Para filsuf muslim kemudian menyanggah dengan mengatakan bahwa—seperti yang telah kami jabarkan di atas—bahwa satu-satunya yang berada diluar wujud atau ‘Ada’ hanya ketiadaan. Tidak ada kategori lain di antara atau di luar ‘wujud/ada’ dan ‘tidak wujud/tidak ada’.
Filsuf mengedepankan prinsip kontradiksi dalam logika bahwa mustahil ‘Ada’ dan ‘Tidak Ada’ sama-sama terafirmasi. Hanya salah satu yang mungkin benar. Sehingga, para teolog yang bersikeras menyatakan beda wujud Tuhan dengan manusia malah akan jatuh pada kesimpulan ‘Tuhan tidak wujud/tidak ada’ (Gharawiyan, 2021).

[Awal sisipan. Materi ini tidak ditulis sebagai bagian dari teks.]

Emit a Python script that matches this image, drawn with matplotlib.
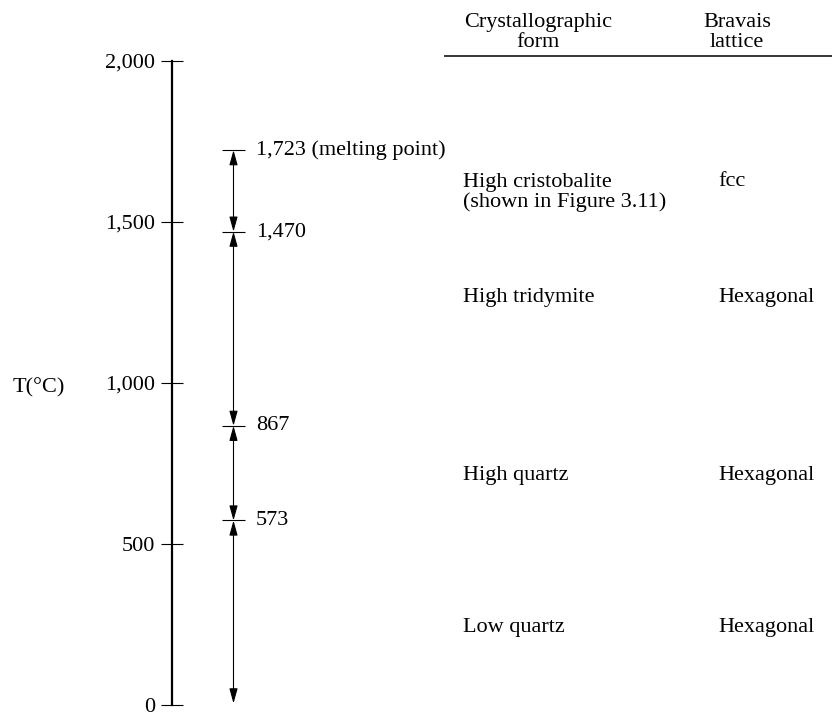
import matplotlib
matplotlib.use('Agg')
import matplotlib.pyplot as plt
import matplotlib.ticker as ticker

plt.rcParams['font.family'] = ['Liberation Serif', 'DejaVu Serif']

# scale ticks and phase-transition temperatures (°C)
scale_ticks = [0, 500, 1000, 1500, 2000]
transitions = [1723, 1470, 867, 573]
transition_labels = ['1,723 (melting point)', '1,470', '867', '573']
range_bottom = 5  # lower end of the lowest arrow

# table on the right
headers = ['Crystallographic\nform', 'Bravais\nlattice']
forms = ['High cristobalite\n(shown in Figure 3.11)', 'High tridymite', 'High quartz', 'Low quartz']
lattices = ['fcc', 'Hexagonal', 'Hexagonal', 'Hexagonal']
row_y = [1592, 1267, 714, 242]

fig = plt.figure(figsize=(8.32, 7.12), dpi=100)
ax = fig.add_axes([0, 0, 1, 1])
ax.set_xlim(0, 832)
ax.set_ylim(-21.7, 2189.4)

# temperature axis
for s in ['top', 'right', 'bottom']:
    ax.spines[s].set_visible(False)
ax.spines['left'].set_position(('data', 172))
ax.spines['left'].set_bounds(0, 2000)
ax.spines['left'].set_linewidth(1.6)
ax.xaxis.set_visible(False)
ax.set_yticks(scale_ticks)
ax.yaxis.set_major_formatter(ticker.FuncFormatter(lambda v, p: '{:,.0f}'.format(v)))
ax.tick_params(axis='y', direction='inout', length=16.5, width=0.8, pad=4, labelsize=16)
ax.text(13, 985, 'T(°C)', fontsize=16, ha='left', va='center')

# transition marks and labels
ax.hlines(transitions, 222, 245, color='black', lw=0.8)
for t, lab in zip(transitions, transition_labels):
    ax.text(256, t, lab, fontsize=16, ha='left', va='center')

# double arrows between transitions
ends = transitions + [range_bottom]
for top, bot in zip(ends[:-1], ends[1:]):
    ax.annotate('', xy=(233.5, bot), xytext=(233.5, top),
                arrowprops=dict(arrowstyle='<|-|>,head_length=0.9,head_width=0.25',
                                mutation_scale=10, color='black', lw=0.8,
                                shrinkA=0, shrinkB=0))

# table
ax.text(538, 2088, headers[0], fontsize=16, ha='center', va='center', linespacing=1.05)
ax.text(737, 2088, headers[1], fontsize=16, ha='center', va='center', linespacing=1.05)
ax.hlines(2016, 444, 832, color='black', lw=1.1)
for y, f, l in zip(row_y, forms, lattices):
    ax.text(463, y, f, fontsize=16, ha='left', va='center', linespacing=1.05)
    first_line_y = y + 33 if '\n' in f else y
    ax.text(718, first_line_y, l, fontsize=16, ha='left', va='center')

fig.savefig('out.png', dpi=100)
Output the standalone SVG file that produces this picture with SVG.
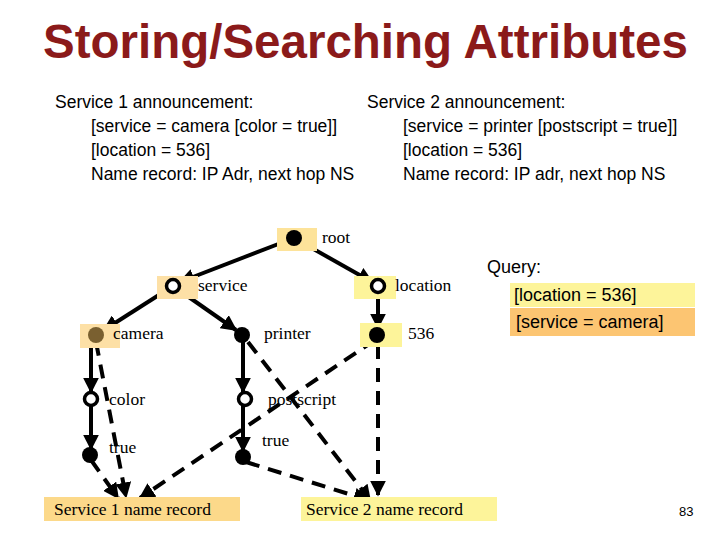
<svg xmlns="http://www.w3.org/2000/svg" width="720" height="540" viewBox="0 0 720 540">
<style>
.t{font-family:"Liberation Sans",Arial,sans-serif;fill:#000}
.s{font-family:"Liberation Serif","Times New Roman",serif;fill:#000;font-size:17.5px}
.e{stroke:#000;stroke-width:4;fill:none}
.d{stroke:#000;stroke-width:4;fill:none;stroke-dasharray:14,9}
.f{fill:#000}
.o{fill:#fff;stroke:#000;stroke-width:3.5}
</style>
<defs>
<marker id="a" viewBox="0 0 10 10" refX="9" refY="5" markerWidth="4" markerHeight="4" orient="auto"><path d="M0,0L10,5L0,10z" fill="#000"/></marker>
</defs>
<rect width="720" height="540" fill="#fff"/>
<text class="t" x="43" y="58" font-size="47.5" font-weight="bold" style="fill:#8b1a1a">Storing/Searching Attributes</text>
<g font-size="17.5">
<text class="t" x="55" y="108">Service 1 announcement:</text>
<text class="t" x="91" y="132">[service = camera [color = true]]</text>
<text class="t" x="91" y="156">[location = 536]</text>
<text class="t" x="91" y="180">Name record: IP Adr, next hop NS</text>
<text class="t" x="367" y="108">Service 2 announcement:</text>
<text class="t" x="403" y="132">[service = printer [postscript = true]]</text>
<text class="t" x="403" y="156">[location = 536]</text>
<text class="t" x="403" y="180">Name record: IP adr, next hop NS</text>
</g>
<g id="query">
<text class="t" x="487" y="273" font-size="18">Query:</text>
<rect x="510" y="283" width="185" height="24" fill="#fdf49a"/>
<rect x="510" y="308" width="185" height="28" fill="#fcc572"/>
<text class="t" x="514" y="301" font-size="18">[location = 536]</text>
<text class="t" x="516" y="328" font-size="18">[service = camera]</text>
</g>
<g id="connectors">
<line class="e" x1="294" y1="238" x2="180" y2="282" marker-end="url(#a)"/>
<line class="e" x1="294" y1="238" x2="372" y2="282" marker-end="url(#a)"/>
<line class="e" x1="173" y1="286" x2="104" y2="330" marker-end="url(#a)"/>
<line class="e" x1="173" y1="286" x2="236" y2="330" marker-end="url(#a)"/>
<line class="e" x1="378" y1="290" x2="378" y2="328" marker-end="url(#a)"/>
<line class="e" x1="91" y1="340" x2="91" y2="392" marker-end="url(#a)"/>
<line class="e" x1="91" y1="404" x2="91" y2="449" marker-end="url(#a)"/>
<line class="e" x1="243" y1="340" x2="243" y2="392" marker-end="url(#a)"/>
<line class="e" x1="243" y1="404" x2="243" y2="451" marker-end="url(#a)"/>
<line class="d" x1="96" y1="342" x2="126" y2="497" marker-end="url(#a)"/>
<line class="d" x1="91" y1="460" x2="118" y2="498" marker-end="url(#a)"/>
<line class="d" x1="375" y1="340" x2="140" y2="498" marker-end="url(#a)"/>
<line class="d" x1="248" y1="342" x2="370" y2="500" marker-end="url(#a)"/>
<line class="d" x1="246" y1="462" x2="368" y2="500" marker-end="url(#a)"/>
<line class="d" x1="378" y1="345" x2="378" y2="495" marker-end="url(#a)"/>
</g>
<g id="root"><rect x="277" y="228" width="40" height="23" fill="#fde39a"/><circle class="f" cx="294" cy="238" r="8"/><text class="s" x="322" y="243">root</text></g>
<g id="service"><rect x="157" y="276" width="41" height="23" fill="#fde0a6"/><circle class="o" cx="173" cy="286" r="6.5"/><text class="s" x="198" y="291">service</text></g>
<g id="location"><rect x="354" y="276" width="42" height="23" fill="#fdf49a"/><circle class="o" cx="378" cy="286" r="6.5"/><text class="s" x="395" y="291">location</text></g>
<g id="camera"><rect x="80" y="324" width="40" height="24" fill="#fde0a6"/><circle cx="96" cy="335" r="8" fill="#7a6030"/><text class="s" x="113" y="339">camera</text></g>
<g id="printer"><circle class="f" cx="242" cy="335" r="8"/><text class="s" x="264" y="339">printer</text></g>
<g id="n536"><rect x="360" y="323" width="42" height="24" fill="#fdf49a"/><circle class="f" cx="377" cy="335" r="8"/><text class="s" x="408" y="339">536</text></g>
<g id="color"><circle class="o" cx="91" cy="399" r="6.5"/><text class="s" x="109" y="405">color</text></g>
<g id="postscript"><circle class="o" cx="245" cy="399" r="6.5"/><text class="s" x="268" y="405">postscript</text></g>
<g id="true1"><circle class="f" cx="90" cy="455" r="8"/><text class="s" x="109" y="453">true</text></g>
<g id="true2"><circle class="f" cx="243" cy="457" r="8"/><text class="s" x="262" y="446">true</text></g>
<g id="s1"><rect x="44" y="497" width="196" height="24" fill="#fcd98a"/><text class="s" x="54" y="515" font-size="20">Service 1 name record</text></g>
<g id="s2"><rect x="301" y="497" width="196" height="24" fill="#fdf49a"/><text class="s" x="306" y="515" font-size="20">Service 2 name record</text></g>
<text class="t" x="679" y="516" font-size="13">83</text>
</svg>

Lanjut filsuf-filsuf, bahwa para teolog mengalami kerancuan karena tidak mampu membedakan antara ‘konsep’ wujud (Ada/Eksistensi) dengan ‘mishdaq’ (apa yang ditunjuk dari konsep wujud itu). Bahwa makna wujud hanya satu makna dan berlaku bagi Tuhan dan makhluk. Namun, mishdaq Tuhan dan makhluk tentu berbeda.
Daftar Pustaka
Acikgenc, Alparslan. (2021). Being and Existence: Ada dan Eksistensi dalam Pandangan Sadra dan Heidegger. Yogyakarta: IRCISOD.
Yazdi, MT Mishbah. (2021). Kitab Filsafat: Pendekatan Komparatif Filsafat Islam. Jakarta: Sadra Press.
Gharawiyan, Mohsen. (2021). Pengantar Mehamai Buku Daras Filsafat Islam: Penjelasan untuk Mendekati Analisis Teori Filsafat Islam. Jakarta: Sadra Press.